1. TRANSLATE the problem information
- Given equation: \(\frac{8}{\mathrm{x}} - \frac{4}{\mathrm{y}} = -\frac{4}{\mathrm{z}}\)
- Constraints: \(\mathrm{x} \gt 0\), \(\mathrm{y} \gt 0\), \(\mathrm{z} \gt \mathrm{y}\)
- Goal: Find an expression for x
2. INFER the solution strategy
- Since we need x and it appears in a fraction, we should isolate the term containing x first
- Rearranging to get \(\frac{8}{\mathrm{x}}\) by itself will make solving for x more straightforward
3. SIMPLIFY by rearranging the equation
- Move \(\frac{4}{\mathrm{y}}\) to the right side:
\(\frac{8}{\mathrm{x}} = \frac{4}{\mathrm{y}} - \frac{4}{\mathrm{z}}\)
- Factor out 4:
\(\frac{8}{\mathrm{x}} = 4\left(\frac{1}{\mathrm{y}} - \frac{1}{\mathrm{z}}\right)\)
4. SIMPLIFY the fraction subtraction
- Find common denominator for \(\frac{1}{\mathrm{y}} - \frac{1}{\mathrm{z}}\):
\(\frac{1}{\mathrm{y}} - \frac{1}{\mathrm{z}} = \frac{\mathrm{z}}{\mathrm{yz}} - \frac{\mathrm{y}}{\mathrm{yz}} = \frac{\mathrm{z}-\mathrm{y}}{\mathrm{yz}}\)
- Substitute back:
\(\frac{8}{\mathrm{x}} = \frac{4(\mathrm{z}-\mathrm{y})}{\mathrm{yz}}\)
5. SIMPLIFY to solve for x
- Take reciprocal of both sides:
\(\frac{\mathrm{x}}{8} = \frac{\mathrm{yz}}{4(\mathrm{z}-\mathrm{y})}\)
- Multiply both sides by 8:
\(\mathrm{x} = 8 \cdot \frac{\mathrm{yz}}{4(\mathrm{z}-\mathrm{y})} = \frac{2\mathrm{yz}}{\mathrm{z}-\mathrm{y}}\)
Answer: D. \(\frac{2\mathrm{yz}}{\mathrm{z}-\mathrm{y}}\)
Why Students Usually Falter on This Problem
Most Common Error Path:
Weak SIMPLIFY execution: Students make errors when subtracting fractions with different denominators or when manipulating the final algebraic expression.

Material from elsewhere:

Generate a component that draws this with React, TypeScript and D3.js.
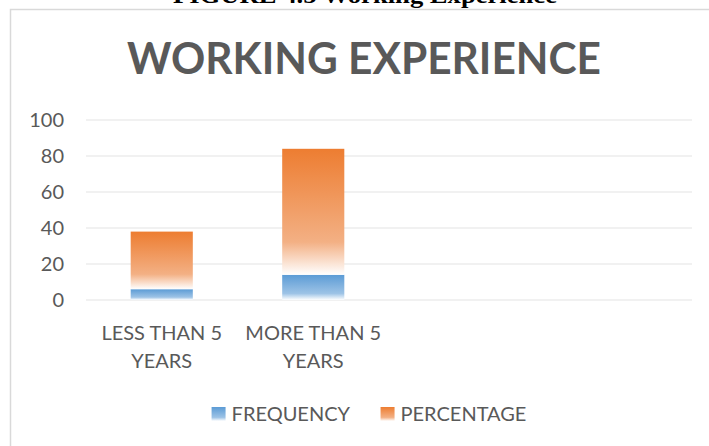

When finding \(\frac{1}{\mathrm{y}} - \frac{1}{\mathrm{z}}\), they might incorrectly write \(\frac{1-1}{\mathrm{y}-\mathrm{z}} = \frac{0}{\mathrm{y}-\mathrm{z}}\) instead of properly using the common denominator yz. This leads to \(\frac{8}{\mathrm{x}} = 0\), which would mean x is undefined. This causes confusion and typically leads to random guessing among the answer choices.
Second Most Common Error:
Poor INFER reasoning about solution strategy: Students attempt to clear denominators by multiplying through by xyz immediately, creating a more complex equation to manipulate.
Starting with \(\mathrm{xyz}\left(\frac{8}{\mathrm{x}} - \frac{4}{\mathrm{y}}\right) = \mathrm{xyz}\left(-\frac{4}{\mathrm{z}}\right)\) gives \(8\mathrm{yz} - 4\mathrm{xz} = -4\mathrm{xy}\), which leads to a messier algebraic manipulation. Students often make sign errors or struggle to isolate x from this form, potentially selecting Choice C (\(\frac{2\mathrm{yz}}{\mathrm{y}-\mathrm{z}}\)) by getting the sign wrong in the denominator.
The Bottom Line:
Success on this problem requires systematic algebraic manipulation skills, particularly with rational expressions. The key insight is recognizing that isolating the x-term first simplifies the overall solution process.